Your weekly frequent11y newsletter, brought to you by @ChrisBAshton:
What makes writing more readable?
A fantastic deep dive into how to write in ‘plain language’. The entire article is written in normal literary style, but every paragraph has a plain language equivalent adjacent to it, which you can toggle to switch to.
The interactivity of this article is a joy to play with and really helps to demonstrate the processes that go into translating text into plain language. We see Rebecca Monteleone’s thought process behind how she translated an example paragraph into plain language.
We then learn about the Flesch-Kincaid formula, which measures readability based on the length of words and sentences. It’s not hugely effective: “the dun fox cleared that slouch of a dog at full tilt” is at a 0.89 (1st grade) grade reading level, compared to the allegedly more difficult 2.34 (2nd grade) reading level for “the quick brown fox jumped over the lazy dog”.
The Dale-Chall Readability Formula considers the proportion of “difficult” words instead. This, similarly, isn’t all that effective. “The quick brown fox jumped over the lazy dog” is at 0.45 (4th grade or below) according to that formula, but drops to 0.25 (also 4th grade or below) by simply prefixing the sentence with “Yes!”.
Finally there is the Lexile Framework for Reading, which is a proprietary scoring system whose exact algorithms are unclear. But it oddly rates The Grapes of Wrath as far easier to read than The Library Mouse (32 page children’s book).
Formulas aren’t a great measure of ease of reading:
None consider how well organized the information is, or whether the sentences and paragraphs are coherent. None consider the role of grammatical tense. None account for the explanation of acronyms and jargon. None would balk at Jack Torrance’s rambling and meaningless draft in The Shining, endlessly repeating βAll work and no play makes Jack a dull boy.β
Well worth a read.
How to use the accessibility tree for a11y testing
Giovani Camara uses a simile to describe the accessibility tree’s relationship to the DOM as being like a ‘filter’ for your emails: the DOM contains a lot of information, but the accessibility tree shows only the data related to accessibility.
This article is very short – it describes how to access the accessibility tree in Chrome DevTools, which is to right-click, Inspect, click the double arrow in the bottom right panel and select Accessibility.

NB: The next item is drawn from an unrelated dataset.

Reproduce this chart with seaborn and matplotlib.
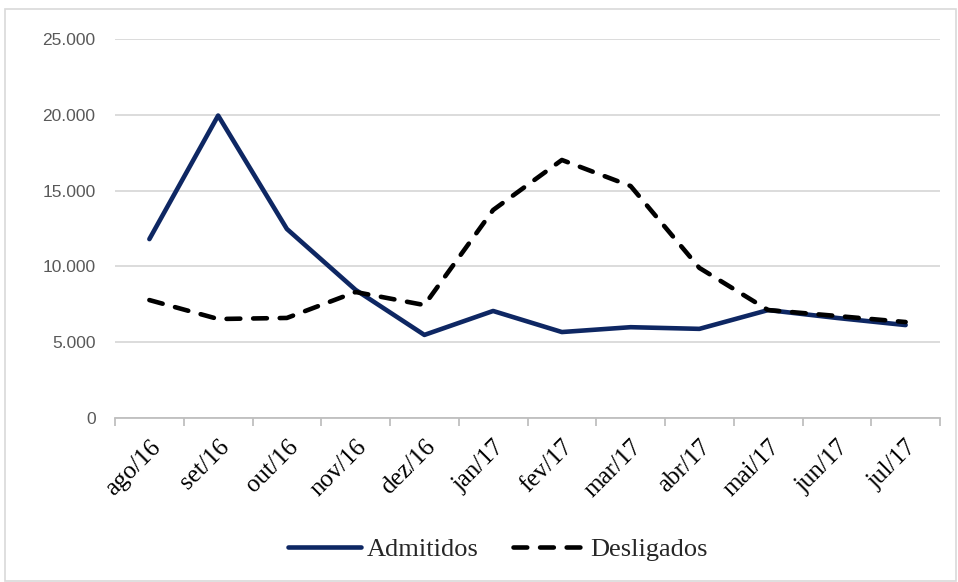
import matplotlib
matplotlib.use("Agg")
import matplotlib.pyplot as plt
import seaborn as sns
import pandas as pd
from matplotlib.patches import Rectangle
from matplotlib.ticker import FuncFormatter, FixedLocator
from matplotlib.lines import Line2D

months = ["ago/16", "set/16", "out/16", "nov/16", "dez/16", "jan/17",
          "fev/17", "mar/17", "abr/17", "mai/17", "jun/17", "jul/17"]
admitidos = [11800, 19950, 12470, 8450, 5480, 7060, 5670, 5990, 5880, 7120, 6600, 6130]
desligados = [7780, 6530, 6600, 8310, 7450, 13720, 17020, 15300, 9900, 7120, 6730, 6330]
y_ticks = [0, 5000, 10000, 15000, 20000, 25000]

df = pd.DataFrame({"Mês": months * 2,
                   "Valor": admitidos + desligados,
                   "Série": ["Admitidos"] * len(months) + ["Desligados"] * len(months)})

sns.set_theme(style="white")
plt.rcParams["font.family"] = ["Liberation Serif", "DejaVu Serif"]

NAVY = "#0E2763"
LW = 3.3
DASH = (3.0, 2.8)

fig = plt.figure(figsize=(9.58, 5.82), dpi=100)
ax = fig.add_axes([115/958, 1-418/582, (940-115)/958, (418-39)/582])

sns.lineplot(data=df, x="Mês", y="Valor", hue="Série", style="Série",
             palette={"Admitidos": NAVY, "Desligados": "#000000"},
             dashes={"Admitidos": "", "Desligados": DASH},
             linewidth=LW, sort=False, ax=ax, legend=False)
for ln in ax.get_lines():
    ln.set_solid_capstyle("round")
    ln.set_dash_capstyle("round")
    ln.set_solid_joinstyle("round")

ax.set_xlim(-0.5, len(months) - 0.5)
ax.set_ylim(0, 25000)
ax.set_yticks(y_ticks)
ax.yaxis.set_major_formatter(FuncFormatter(lambda v, p: f"{int(v):,}".replace(",", ".")))
ax.grid(axis="y", color="#D9D9D9", linewidth=1.3)
ax.set_axisbelow(True)
for s in ["top", "right", "left"]:
    ax.spines[s].set_visible(False)
ax.spines["bottom"].set_color("#BFBFBF")
ax.spines["bottom"].set_linewidth(1.3)
ax.set_xlabel("")
ax.set_ylabel("")

ax.set_xticks(range(len(months)))
ax.set_xticklabels(months, rotation=45, ha="right", rotation_mode="anchor",
                   fontsize=18, color="#000000")
ax.xaxis.set_minor_locator(FixedLocator([i - 0.5 for i in range(len(months) + 1)]))
ax.tick_params(axis="x", which="major", length=0, pad=13)
ax.tick_params(axis="x", which="minor", length=6, color="#BFBFBF", width=1.3, bottom=True)
ax.tick_params(axis="y", length=0, pad=14)
for t in ax.get_yticklabels():
    t.set_family(["Liberation Sans Narrow", "Liberation Sans"])
    t.set_fontsize(12.5)
    t.set_color("#595959")

handles = [Line2D([], [], color=NAVY, lw=LW, solid_capstyle="round"),
           Line2D([], [], color="#000000", lw=LW, dashes=DASH, dash_capstyle="round")]
fig.legend(handles, ["Admitidos", "Desligados"], loc="center",
           bbox_to_anchor=(0.52, 1-549/582), ncol=2, frameon=False,
           fontsize=19, handlelength=2.75, handletextpad=0.2, columnspacing=1.3)

fig.patches.append(Rectangle((5/958, 1/582), 951/958, 572/582, transform=fig.transFigure,
                             fill=False, edgecolor="#D9D9D9", linewidth=1.2))

fig.savefig("out.png", dpi=100)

What’s more interesting is the embedded video (10m) where Giovani demonstrates this visually, and then goes on to show how he uses the accessibility tree as a development aid, by using it to examine the W3 WAI ARIA example implementation of tabs. He explains how to use it to see the computed properties, ARIA attributes and the child/parent relationships of a component.
AI-Generated Images from AI-Generated Alt Text
Adrian Roselli explores the topic of AI and accessibility, as claims are being made that AI could make up for things like a lack of human-provided alt text. He feeds several different images into the following browsers/software and has them generate alt text descriptions for the images:
- Microsoft Edge
- Google Chrome
- Apple iOS VoiceOver Recognition
- Microsoft Office
He then feeds the generated alt text into AI image generators, Craiyon and Midjourney, to see what they create from the alt text. He does the same with his own manually created alt text, to compare the image outputs.
This is an exercise to highlight that automated alt text still isn’t particularly good, and that the quality of alt text greatly influences the quality of generated images (a metaphor for how a screen reader user uses the web and relies on good alt text to be able to properly understand an image).
There’s a follow-on article, AI-Generated Images from AI-Generated Prompts, which explores the idea of feeding images into tools that then spout out AI prompts you can use to try to generate new images (very cyclical!).
Also cool to note that the opening image of each article was generated by AI, using the title of the post as the seed phrase.